A trilha de poeira e sujeira levantada pelo Dart atuará como um foguete de reforço para ajudar a desacelerar o asteroide. O telescópio espacial James Web, o Hubble e muitos observatórios terrestres apontarão suas lentes para o par de asteroides para tentar captar detritos do impacto.

Os dois corpos funcionam como um relógio de alta precisão. Quando Dimorfo passa na frente de Dídimo ele produz um pequeno eclipse que acontece com uma cadência perfeita. Nas horas, dias ou no máximo semanas após a colisão, os telescópios poderão confirmar se o Dart conseguiu seu segundo objetivo: mudar a órbita do asteroide.




Mesmo que a missão seja um sucesso, serão necessários anos ou décadas de desenvolvimento tecnológico para poder lidar com uma ameaça real. Um marco importante será alcançado pelo lançamento da Hera, uma missão da Agência Espacial Europeia (ESA) financiada com 130 milhões de euros.

A sonda decolará em 2024 e, dois anos depois, chegará a Dídimo e ao que resta de Dimorfo para segui-los por meses.
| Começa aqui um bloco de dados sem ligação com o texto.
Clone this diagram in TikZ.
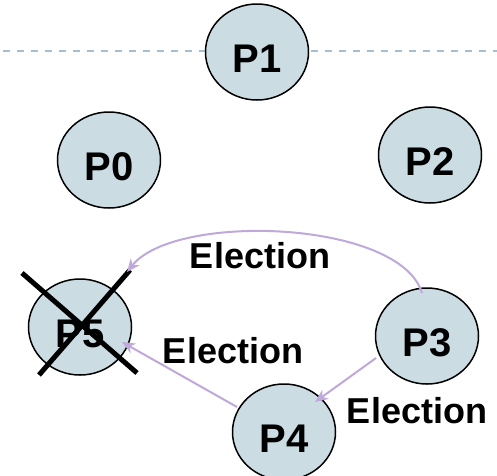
\documentclass[tikz,border=0pt]{standalone}
\usepackage{fontspec}
\setmainfont{Liberation Sans}
\usetikzlibrary{shapes.geometric,arrows.meta}
\definecolor{procfill}{HTML}{CBDDE3}
\definecolor{msg}{HTML}{BFA8DA}
\definecolor{dashc}{HTML}{A8BFD2}
\begin{document}
\begin{tikzpicture}[x=1pt,y=-1pt,
 proc/.style={ellipse, draw=black, line width=1.5pt, fill=procfill, minimum width=103pt, minimum height=96pt, inner sep=0pt, font=\fontsize{40}{40}\selectfont\bfseries, text height=40pt, text depth=0pt},
 lbl/.style={font=\fontsize{36}{36}\selectfont\bfseries, inner sep=0pt},
 msgarrow/.style={draw=msg, line width=2pt, -{Stealth[length=13pt,width=11pt,inset=4pt]}},
 cross/.style={line width=5pt, draw=black}]
\useasboundingbox (0,0) rectangle (497,475);
\coordinate (dl) at (3,51);
\coordinate (dr) at (497,51);
\draw[dashc, line width=2pt, dash pattern=on 7pt off 7pt] (dl) -- (dr);
\node[proc] (P1) at (257,52) {P1};
\node[proc] (P0) at (109,160) {P0};
\node[proc] (P2) at (430,155) {P2};
\node[proc] (P5) at (80,327) {P5};
\node[proc] (P3) at (427,336) {P3};
\node[proc] (P4) at (284,432) {P4};
% cross over P5
\coordinate (c1a) at (22,273);
\coordinate (c1b) at (137,373);
\coordinate (c2a) at (130,270);
\coordinate (c2b) at (39,375);
\draw[cross] (c1a) -- (c1b);
\draw[cross] (c2a) -- (c2b);
% messages
\coordinate (s35) at (422,293);
\coordinate (t35) at (127,272);
\draw[msgarrow] (s35) .. controls (400,220) and (175,212) .. (t35);
\coordinate (s34) at (376,358);
\coordinate (t34) at (315,402);
\draw[msgarrow] (s34) -- (t34);
\coordinate (s45) at (237,407);
\coordinate (t45) at (122,342);
\draw[msgarrow] (s45) -- (t45);
\node[lbl] (L1) at (260,256) {Election};
\node[lbl] (L2) at (233,351) {Election};
\node[lbl] (L3) at (417,411) {Election};
\end{tikzpicture}
\end{document}
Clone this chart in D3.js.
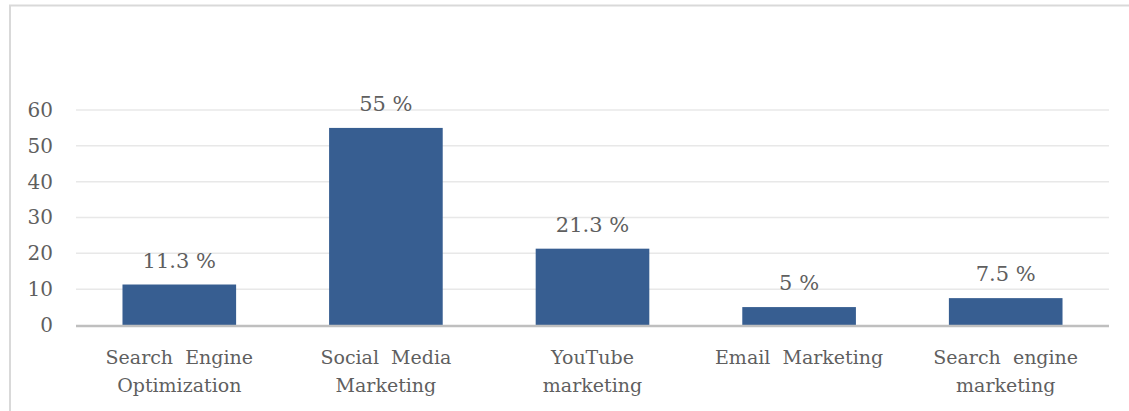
<!DOCTYPE html>
<html>
<head>
<meta charset="utf-8">
<script src="https://cdn.jsdelivr.net/npm/d3@7"></script>
<style>
  html, body { margin: 0; padding: 0; background: #fff; }
  svg { display: block; }
  text { font-family: "DejaVu Serif", serif; fill: #5f5f5f; }
</style>
</head>
<body>
<svg id="chart" width="1129" height="411"></svg>
<script>
// Marketing channel shares (percent)
const categories = [
  ["Search  Engine", "Optimization"],
  ["Social  Media", "Marketing"],
  ["YouTube", "marketing"],
  ["Email  Marketing"],
  ["Search  engine", "marketing"]
];
const values = [11.3, 55, 21.3, 5, 7.5];
const valueLabels = ["11.3 %", "55 %", "21.3 %", "5 %", "7.5 %"];
const yTicks = [0, 10, 20, 30, 40, 50, 60];

const svg = d3.select("#chart");
const W = 1129, H = 411;
const plot = { left: 76, right: 1109, top: 110, bottom: 325 };

// Chart frame
svg.append("path")
  .attr("d", `M10,${H} L10,5.5 L${W},5.5`)
  .attr("fill", "none")
  .attr("stroke", "#d9d9d9")
  .attr("stroke-width", 2);

const x = d3.scaleBand()
  .domain(d3.range(values.length))
  .range([plot.left, plot.right])
  .paddingInner(0.45)
  .paddingOuter(0.225);

const y = d3.scaleLinear()
  .domain([0, 60])
  .range([plot.bottom, plot.top]);

// Horizontal gridlines
svg.append("g")
  .selectAll("line")
  .data(yTicks.filter(d => d > 0))
  .join("line")
  .attr("x1", plot.left)
  .attr("x2", plot.right)
  .attr("y1", d => y(d))
  .attr("y2", d => y(d))
  .attr("stroke", "#e8e8e8")
  .attr("stroke-width", 1.5);

// Y axis labels
const yAxis = d3.axisLeft(y).tickValues(yTicks).tickSize(0).tickPadding(0);
const gy = svg.append("g").attr("transform", `translate(53,0)`).call(yAxis);
gy.select(".domain").remove();
gy.selectAll("text")
  .attr("font-size", 20)
  .attr("font-family", "DejaVu Serif, serif")
  .attr("fill", "#5f5f5f");

// Bars
svg.append("g")
  .selectAll("rect")
  .data(values)
  .join("rect")
  .attr("x", (d, i) => x(i))
  .attr("width", x.bandwidth())
  .attr("y", d => y(d))
  .attr("height", d => y(0) - y(d))
  .attr("fill", "#375e91");

// Baseline
svg.append("line")
  .attr("x1", plot.left)
  .attr("x2", plot.right)
  .attr("y1", y(0) + 1)
  .attr("y2", y(0) + 1)
  .attr("stroke", "#bfbfbf")
  .attr("stroke-width", 2.5);

// Value labels
svg.append("g")
  .selectAll("text")
  .data(values)
  .join("text")
  .attr("x", (d, i) => x(i) + x.bandwidth() / 2)
  .attr("y", d => y(d) - 17)
  .attr("text-anchor", "middle")
  .attr("font-size", 21)
  .text((d, i) => valueLabels[i]);

// Category labels
const cat = svg.append("g")
  .selectAll("text")
  .data(categories)
  .join("text")
  .attr("x", (d, i) => x(i) + x.bandwidth() / 2)
  .attr("y", 364)
  .attr("text-anchor", "middle")
  .attr("font-size", 19)
  .attr("xml:space", "preserve")
  .style("white-space", "pre");
cat.selectAll("tspan")
  .data(d => d)
  .join("tspan")
  .attr("x", function() { return this.parentNode.getAttribute("x"); })
  .attr("dy", (d, j) => j === 0 ? 0 : 28)
  .text(d => d);
</script>
</body>
</html>
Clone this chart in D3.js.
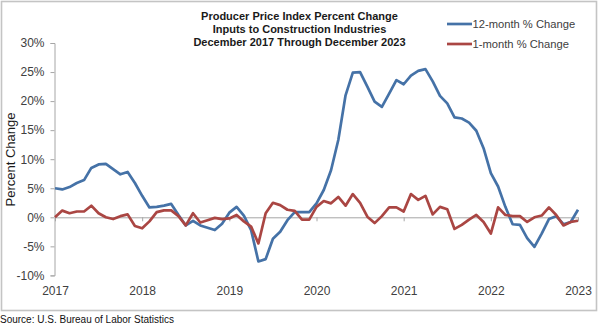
<!DOCTYPE html>
<html>
<head>
<meta charset="utf-8">
<script src="https://cdn.jsdelivr.net/npm/d3@7"></script>
<style>
  html, body { margin: 0; padding: 0; background: #fff; }
  svg { display: block; font-family: "Liberation Sans", Arial, sans-serif; }
</style>
</head>
<body>
<svg id="chart" width="600" height="328"></svg>
<script>
// Monthly index, December 2017 through December 2023 (73 months)
const yearLabels = ["2017", "2018", "2019", "2020", "2021", "2022", "2023"];
const yTicks = [-10, -5, 0, 5, 10, 15, 20, 25, 30];

// 12-month % change
const twelveMonth = [
  5.0, 4.8, 5.2, 5.9, 6.4, 8.5, 9.1, 9.2, 8.3, 7.4, 7.8, 5.9,
  3.7, 1.7, 1.8, 2.0, 2.3, 0.4, -1.4, -0.6, -1.4, -1.8, -2.2, -1.1,
  0.8, 1.8, 0.3, -2.2, -7.6, -7.2, -3.7, -2.5, -0.5, 0.9, 0.9, 0.9,
  2.4, 4.7, 8.1, 13.3, 21.0, 24.9, 25.0, 22.5, 19.9, 19.0, 21.3, 23.6,
  22.9, 24.4, 25.2, 25.5, 23.4, 20.9, 19.6, 17.2, 17.0, 16.3, 14.9, 11.9,
  7.6, 5.3, 1.8, -1.2, -1.3, -3.6, -5.1, -2.8, -0.3, 0.2, -1.2, -0.8,
  1.3
];

// 1-month % change
const oneMonth = [
  0.0, 1.15, 0.7, 1.0, 1.0, 2.0, 0.7, 0.0, -0.3, 0.2, 0.5, -1.5,
  -1.9, -0.7, 0.9, 1.2, 1.2, 0.2, -1.4, 0.7, -0.9, -0.5, -0.1, -0.3,
  -0.2, 0.4, -0.7, -1.6, -4.5, 0.7, 2.5, 2.1, 1.3, 1.1, -0.4, -0.4,
  1.8, 2.8, 2.4, 3.5, 2.0, 4.0, 2.5, 0.1, -1.0, 0.2, 1.7, 1.7,
  1.0, 4.0, 3.0, 3.7, 0.5, 1.8, 1.4, -2.0, -1.3, -0.4, 0.4, -0.8,
  -2.8, 1.7, 0.4, 0.2, 0.2, -0.8, 0.0, 0.3, 1.7, 0.4, -1.4, -0.8,
  -0.6
];

const seriesNames = ["12-month % Change", "1-month % Change"];
const seriesColors = ["#4572A7", "#AA4643"];
const titleLines = [
  "Producer Price Index Percent Change",
  "Inputs to Construction Industries",
  "December 2017 Through December 2023"
];

const svg = d3.select("#chart");
const textColor = "#404040";
const axisColor = "#a6a6a6";

// outer chart frame
svg.append("rect")
  .attr("x", 1.5).attr("y", 1.5)
  .attr("width", 595).attr("height", 309)
  .attr("fill", "#fff")
  .attr("stroke", "#c4c4c4")
  .attr("stroke-width", 1.6);

const x = d3.scaleLinear().domain([0, twelveMonth.length - 1]).range([55, 578]);
const y = d3.scaleLinear().domain([-10, 30]).range([275.4, 43]);

// y axis
const yAxis = d3.axisLeft(y)
  .tickValues(yTicks)
  .tickFormat(d => d + "%")
  .tickSize(4)
  .tickPadding(6);
const gy = svg.append("g").attr("transform", "translate(54.5,0)").call(yAxis);
gy.select(".domain").attr("stroke", axisColor);
gy.selectAll(".tick line").attr("stroke", axisColor);
gy.selectAll(".tick text")
  .attr("fill", textColor)
  .style("font-size", "12px");

// x axis on the zero line
const xAxis = d3.axisBottom(x)
  .tickValues(yearLabels.map((_, i) => i * 12))
  .tickFormat((d, i) => yearLabels[i])
  .tickSize(4)
  .tickSizeOuter(0);
const gx = svg.append("g").attr("transform", `translate(0,${y(0)})`).call(xAxis);
gx.select(".domain").attr("stroke", axisColor);
gx.selectAll(".tick line").attr("stroke", axisColor);
gx.selectAll(".tick text")
  .attr("fill", textColor)
  .attr("y", 0)
  .attr("dy", 0)
  .attr("transform", `translate(0,${295 - y(0)})`)
  .style("font-size", "12px");

// y axis title
svg.append("text")
  .attr("transform", "translate(14.5,159.5) rotate(-90)")
  .attr("text-anchor", "middle")
  .attr("fill", "#1a1a1a")
  .style("font-size", "13px")
  .text("Percent Change");

// lines
const line = d3.line().x((d, i) => x(i)).y(d => y(d));
[twelveMonth, oneMonth].forEach((data, k) => {
  svg.append("path")
    .datum(data)
    .attr("fill", "none")
    .attr("stroke", seriesColors[k])
    .attr("stroke-width", 2.7)
    .attr("stroke-linejoin", "round")
    .attr("d", line);
});

// title
const title = svg.append("text")
  .attr("text-anchor", "middle")
  .attr("fill", "#1a1a1a")
  .style("font-size", "11px")
  .style("font-weight", "bold");
titleLines.forEach((t, i) => {
  title.append("tspan").attr("x", 299.5).attr("y", 20 + i * 13).text(t);
});

// legend
const legend = svg.append("g");
seriesNames.forEach((name, i) => {
  const ly = 24 + i * 20;
  legend.append("line")
    .attr("x1", 447).attr("x2", 472)
    .attr("y1", ly).attr("y2", ly)
    .attr("stroke", seriesColors[i])
    .attr("stroke-width", 2.7);
  legend.append("text")
    .attr("x", 472.5).attr("y", ly + 4)
    .attr("fill", textColor)
    .style("font-size", "11.2px")
    .text(name);
});

// source note
svg.append("text")
  .attr("x", 0).attr("y", 323)
  .attr("fill", "#111")
  .style("font-size", "10px")
  .text("Source: U.S. Bureau of Labor Statistics");
</script>
</body>
</html>
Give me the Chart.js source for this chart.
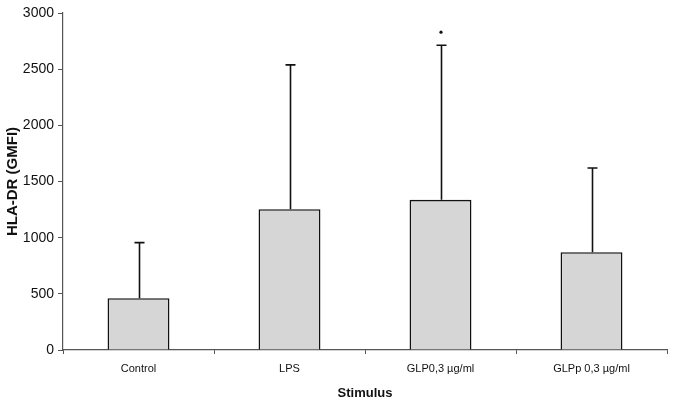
<!DOCTYPE html>
<html>
<head>
<meta charset="utf-8">
<script src="https://cdn.jsdelivr.net/npm/chart.js@4.4.0/dist/chart.umd.min.js"></script>
<style>
  html, body { margin: 0; padding: 0; background: #ffffff; }
  #wrap { width: 674px; height: 403px; position: relative; }
</style>
</head>
<body>
<div id="wrap"><canvas id="c" width="674" height="403"></canvas></div>
<script>
// ---- data ----
const categories = ['Control', 'LPS', 'GLP0,3 µg/ml', 'GLPp 0,3 µg/ml'];
const meanValues = [461, 1254, 1337, 871];
const errorUpper = [956, 2538, 2713, 1620];
const significanceMarks = [null, null, 2829, null];
const yTicks = [0, 500, 1000, 1500, 2000, 2500, 3000];

const FONT = '"Liberation Sans", Arial, sans-serif';

const errorBarPlugin = {
  id: 'errorBars',
  afterDatasetsDraw(chart) {
    const meta = chart.getDatasetMeta(0);
    const y = chart.scales.y;
    const ctx = chart.ctx;
    ctx.save();
    ctx.strokeStyle = '#111';
    ctx.fillStyle = '#111';
    ctx.lineWidth = 1.6;
    meta.data.forEach((el, i) => {
      const x = Math.round(el.x) + 0.5;
      const yTop = y.getPixelForValue(errorUpper[i]);
      ctx.beginPath();
      ctx.moveTo(x, el.y);
      ctx.lineTo(x, yTop);
      ctx.moveTo(x - 5, yTop);
      ctx.lineTo(x + 5, yTop);
      ctx.stroke();
      if (significanceMarks[i] != null) {
        const ys = y.getPixelForValue(significanceMarks[i]);
        ctx.beginPath();
        ctx.arc(x - 0.5, ys, 1.6, 0, Math.PI * 2);
        ctx.fill();
      }
    });
    ctx.restore();
  }
};

new Chart(document.getElementById('c'), {
  type: 'bar',
  data: {
    labels: categories,
    datasets: [{
      data: meanValues,
      backgroundColor: '#d6d6d6',
      borderColor: '#111',
      borderWidth: 1.6,
      barPercentage: 0.41,
      categoryPercentage: 1.0
    }]
  },
  options: {
    responsive: false,
    animation: false,
    devicePixelRatio: 1,
    layout: { padding: { left: 0, right: 7, top: 13, bottom: 0 } },
    plugins: { legend: { display: false }, tooltip: { enabled: false } },
    scales: {
      x: {
        offset: true,
        grid: { display: true, drawOnChartArea: false, offset: true, tickLength: 4, color: '#555', lineWidth: 1 },
        border: { display: true, color: '#555', width: 1.2 },
        ticks: { color: '#111', font: { family: FONT, size: 11 }, padding: 8, maxRotation: 0, autoSkip: false },
        title: { display: true, text: 'Stimulus', color: '#111', font: { family: FONT, size: 13, weight: 'bold' }, padding: { top: 4, bottom: 2 } },
        afterFit(s) { s.height = 53; }
      },
      y: {
        min: 0, max: 3000,
        afterBuildTicks(s) { s.ticks = yTicks.map(v => ({ value: v })); },
        grid: { display: true, drawOnChartArea: false, tickLength: 5, color: '#555', lineWidth: 1 },
        border: { display: true, color: '#555', width: 1.2 },
        ticks: { color: '#111', font: { family: FONT, size: 14 }, padding: 4, callback: (v) => String(v) },
        title: { display: true, text: 'HLA-DR (GMFI)', color: '#111', font: { family: FONT, size: 15, weight: 'bold' }, padding: { top: 4, bottom: 0 } },
        afterFit(s) { s.width = 63; }
      }
    }
  },
  plugins: [errorBarPlugin]
});
</script>
</body>
</html>
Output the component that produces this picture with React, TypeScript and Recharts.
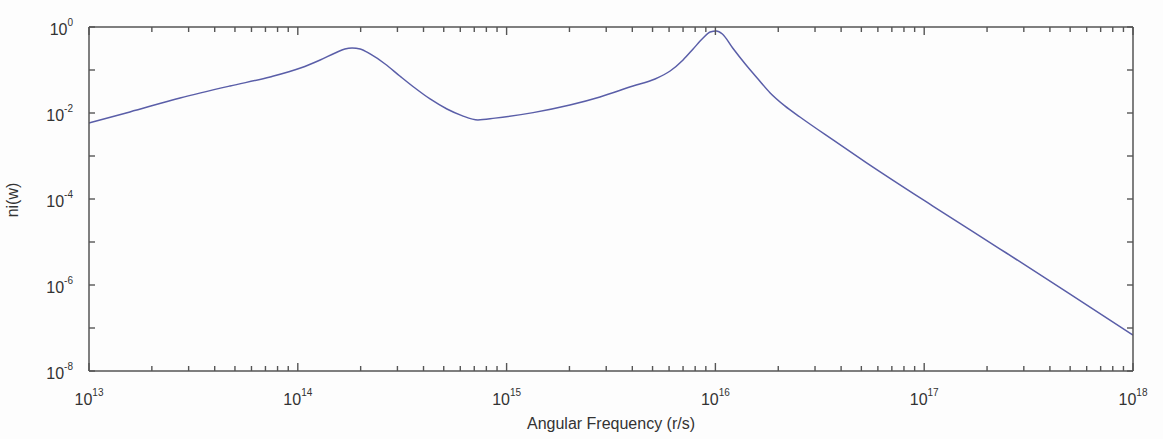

Essa será a primeira espaçonave capaz de determinar com precisão a massa, composição e estrutura interna desses dois asteroides e realizará uma reconstrução tridimensional detalhada da cratera deixada pelo Dart.

— Precisamos de toneladas de dados para validar essa técnica de desviar asteroides por impacto, e Hera será a missão que nos permitirá desenvolver essa nova tecnologia — explica Ian Carnelli, chefe do projeto.

A ideia é que um sistema como esse esteja pronto em cerca de 30 anos. Se houvesse uma ameaça, uma ou mais sondas de impacto poderiam ser projetadas em dois anos, “um tempo muito curto para os ritmos da indústria espacial”, diz Carnelli.

Tudo isso funcionaria se o asteroide viesse das partes externas do Sistema Solar. No entanto, se vier do lado oposto, na direção do Sol, talvez não possamos detectá-lo até que seja tarde demais. Isso já aconteceu no inverno de 2013, quando um corpo celeste caiu na Sibéria (Rússia), causando mais de mil feridos devido às janelas quebradas. Ele tinha apenas 17 metros de diâmetro.